# Task prompt:
Show all lines that include the string "with"; copy each one.

# Dataset content:
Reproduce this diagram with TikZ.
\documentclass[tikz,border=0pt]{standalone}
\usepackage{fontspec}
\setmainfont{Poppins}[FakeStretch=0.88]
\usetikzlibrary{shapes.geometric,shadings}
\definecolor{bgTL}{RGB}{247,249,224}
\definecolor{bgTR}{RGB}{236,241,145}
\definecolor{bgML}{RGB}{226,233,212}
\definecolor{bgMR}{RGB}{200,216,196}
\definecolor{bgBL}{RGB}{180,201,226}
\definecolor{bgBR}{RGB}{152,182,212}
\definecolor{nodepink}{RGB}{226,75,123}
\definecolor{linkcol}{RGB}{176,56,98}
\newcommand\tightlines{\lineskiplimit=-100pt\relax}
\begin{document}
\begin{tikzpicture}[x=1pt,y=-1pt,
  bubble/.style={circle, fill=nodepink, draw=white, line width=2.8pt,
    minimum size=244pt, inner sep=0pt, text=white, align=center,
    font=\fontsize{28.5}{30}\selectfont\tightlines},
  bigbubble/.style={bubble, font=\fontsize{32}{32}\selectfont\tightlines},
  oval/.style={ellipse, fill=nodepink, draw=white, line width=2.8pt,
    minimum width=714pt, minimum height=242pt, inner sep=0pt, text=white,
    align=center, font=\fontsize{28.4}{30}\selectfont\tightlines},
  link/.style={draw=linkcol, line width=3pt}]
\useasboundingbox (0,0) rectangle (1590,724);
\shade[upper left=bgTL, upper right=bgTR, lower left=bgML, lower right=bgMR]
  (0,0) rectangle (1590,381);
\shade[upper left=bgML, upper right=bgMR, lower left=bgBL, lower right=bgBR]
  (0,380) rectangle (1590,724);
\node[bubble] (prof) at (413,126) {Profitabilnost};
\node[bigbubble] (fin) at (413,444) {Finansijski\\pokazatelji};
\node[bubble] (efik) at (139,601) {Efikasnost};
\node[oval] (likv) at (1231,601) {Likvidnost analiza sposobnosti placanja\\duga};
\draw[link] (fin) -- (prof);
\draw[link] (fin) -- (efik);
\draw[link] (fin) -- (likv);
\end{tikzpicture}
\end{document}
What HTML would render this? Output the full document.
--
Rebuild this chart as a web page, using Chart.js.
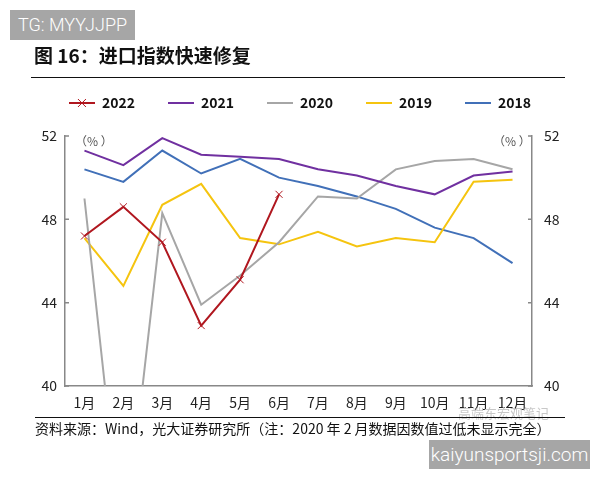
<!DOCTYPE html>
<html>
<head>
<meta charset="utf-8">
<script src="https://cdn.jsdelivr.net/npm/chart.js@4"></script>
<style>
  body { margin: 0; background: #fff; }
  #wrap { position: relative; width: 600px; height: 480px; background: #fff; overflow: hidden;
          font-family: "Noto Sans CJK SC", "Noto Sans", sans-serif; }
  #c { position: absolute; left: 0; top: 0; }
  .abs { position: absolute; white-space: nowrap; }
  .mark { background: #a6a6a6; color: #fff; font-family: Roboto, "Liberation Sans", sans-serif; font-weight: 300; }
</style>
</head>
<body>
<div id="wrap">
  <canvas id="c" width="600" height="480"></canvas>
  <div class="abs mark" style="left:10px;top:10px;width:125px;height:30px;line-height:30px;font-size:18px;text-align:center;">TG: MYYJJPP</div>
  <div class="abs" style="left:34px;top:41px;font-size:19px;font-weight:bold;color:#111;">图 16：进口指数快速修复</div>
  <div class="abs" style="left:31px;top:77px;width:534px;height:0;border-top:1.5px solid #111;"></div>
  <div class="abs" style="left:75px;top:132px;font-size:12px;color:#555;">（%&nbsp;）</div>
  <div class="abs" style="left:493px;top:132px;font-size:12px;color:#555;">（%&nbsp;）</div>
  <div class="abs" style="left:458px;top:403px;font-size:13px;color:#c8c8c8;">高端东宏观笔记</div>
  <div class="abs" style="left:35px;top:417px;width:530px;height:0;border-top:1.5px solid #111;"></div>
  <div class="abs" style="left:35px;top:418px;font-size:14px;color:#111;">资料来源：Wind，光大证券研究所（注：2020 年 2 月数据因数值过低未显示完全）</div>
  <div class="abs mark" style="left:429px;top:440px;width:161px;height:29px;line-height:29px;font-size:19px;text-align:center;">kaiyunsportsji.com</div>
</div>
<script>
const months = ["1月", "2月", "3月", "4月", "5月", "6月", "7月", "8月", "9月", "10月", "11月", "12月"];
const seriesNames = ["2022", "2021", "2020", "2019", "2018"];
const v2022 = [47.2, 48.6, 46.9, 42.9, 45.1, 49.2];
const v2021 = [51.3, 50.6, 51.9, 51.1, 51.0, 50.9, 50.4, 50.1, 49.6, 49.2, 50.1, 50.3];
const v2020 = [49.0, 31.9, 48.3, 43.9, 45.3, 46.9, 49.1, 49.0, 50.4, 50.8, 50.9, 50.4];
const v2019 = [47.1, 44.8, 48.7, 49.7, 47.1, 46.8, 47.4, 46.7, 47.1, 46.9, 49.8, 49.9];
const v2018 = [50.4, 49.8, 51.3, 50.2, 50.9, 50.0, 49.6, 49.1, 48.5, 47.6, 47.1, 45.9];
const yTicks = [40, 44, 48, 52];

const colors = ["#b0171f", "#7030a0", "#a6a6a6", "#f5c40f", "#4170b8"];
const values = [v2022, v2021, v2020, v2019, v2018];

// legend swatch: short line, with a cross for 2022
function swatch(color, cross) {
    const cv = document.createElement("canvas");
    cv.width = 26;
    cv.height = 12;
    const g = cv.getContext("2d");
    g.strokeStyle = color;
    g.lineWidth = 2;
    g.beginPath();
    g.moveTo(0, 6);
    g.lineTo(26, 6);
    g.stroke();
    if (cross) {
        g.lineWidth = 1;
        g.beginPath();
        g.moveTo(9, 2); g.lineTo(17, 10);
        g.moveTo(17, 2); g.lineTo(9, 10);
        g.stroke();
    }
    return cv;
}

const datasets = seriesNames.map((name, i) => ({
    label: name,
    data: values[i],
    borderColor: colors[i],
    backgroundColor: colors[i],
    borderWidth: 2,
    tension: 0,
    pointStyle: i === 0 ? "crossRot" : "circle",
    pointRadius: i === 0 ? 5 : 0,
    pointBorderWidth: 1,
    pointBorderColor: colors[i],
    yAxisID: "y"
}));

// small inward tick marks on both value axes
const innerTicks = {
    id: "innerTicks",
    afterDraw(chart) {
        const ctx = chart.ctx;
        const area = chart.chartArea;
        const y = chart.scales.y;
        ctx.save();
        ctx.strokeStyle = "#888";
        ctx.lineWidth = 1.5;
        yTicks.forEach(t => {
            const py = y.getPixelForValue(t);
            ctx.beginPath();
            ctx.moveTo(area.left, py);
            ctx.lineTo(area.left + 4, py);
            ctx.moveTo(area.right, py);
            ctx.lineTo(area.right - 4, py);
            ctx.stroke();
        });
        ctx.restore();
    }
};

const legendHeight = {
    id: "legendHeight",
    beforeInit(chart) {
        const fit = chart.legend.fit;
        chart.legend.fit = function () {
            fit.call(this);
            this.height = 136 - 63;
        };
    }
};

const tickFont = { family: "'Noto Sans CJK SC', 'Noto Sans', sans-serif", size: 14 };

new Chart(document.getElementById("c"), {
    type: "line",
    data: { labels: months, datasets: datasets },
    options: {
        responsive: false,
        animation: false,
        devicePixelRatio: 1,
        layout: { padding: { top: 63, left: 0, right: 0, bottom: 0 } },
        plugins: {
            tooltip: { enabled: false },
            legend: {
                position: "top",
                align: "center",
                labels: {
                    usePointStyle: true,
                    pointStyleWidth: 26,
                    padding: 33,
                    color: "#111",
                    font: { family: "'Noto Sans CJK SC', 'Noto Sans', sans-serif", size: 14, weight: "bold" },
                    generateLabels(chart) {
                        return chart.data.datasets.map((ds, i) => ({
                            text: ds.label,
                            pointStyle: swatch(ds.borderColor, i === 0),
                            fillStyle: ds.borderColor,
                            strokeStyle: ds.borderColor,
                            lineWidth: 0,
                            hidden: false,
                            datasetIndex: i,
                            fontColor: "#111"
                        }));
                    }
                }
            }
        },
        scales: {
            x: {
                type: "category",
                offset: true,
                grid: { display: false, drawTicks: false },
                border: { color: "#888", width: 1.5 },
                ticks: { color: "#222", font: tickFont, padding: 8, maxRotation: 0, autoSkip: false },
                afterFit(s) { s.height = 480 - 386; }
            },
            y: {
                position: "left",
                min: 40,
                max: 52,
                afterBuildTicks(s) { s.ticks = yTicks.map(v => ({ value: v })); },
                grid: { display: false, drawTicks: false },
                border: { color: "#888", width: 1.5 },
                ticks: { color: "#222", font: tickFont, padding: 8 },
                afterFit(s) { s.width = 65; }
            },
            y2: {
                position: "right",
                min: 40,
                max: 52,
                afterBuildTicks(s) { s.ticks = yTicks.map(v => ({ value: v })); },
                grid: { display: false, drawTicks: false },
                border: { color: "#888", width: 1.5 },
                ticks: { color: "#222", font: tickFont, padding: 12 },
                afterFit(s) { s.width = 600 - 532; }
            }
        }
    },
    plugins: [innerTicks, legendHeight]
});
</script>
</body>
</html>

# Finished answer:
Reproduce this diagram with TikZ.
// legend swatch: short line, with a cross for 2022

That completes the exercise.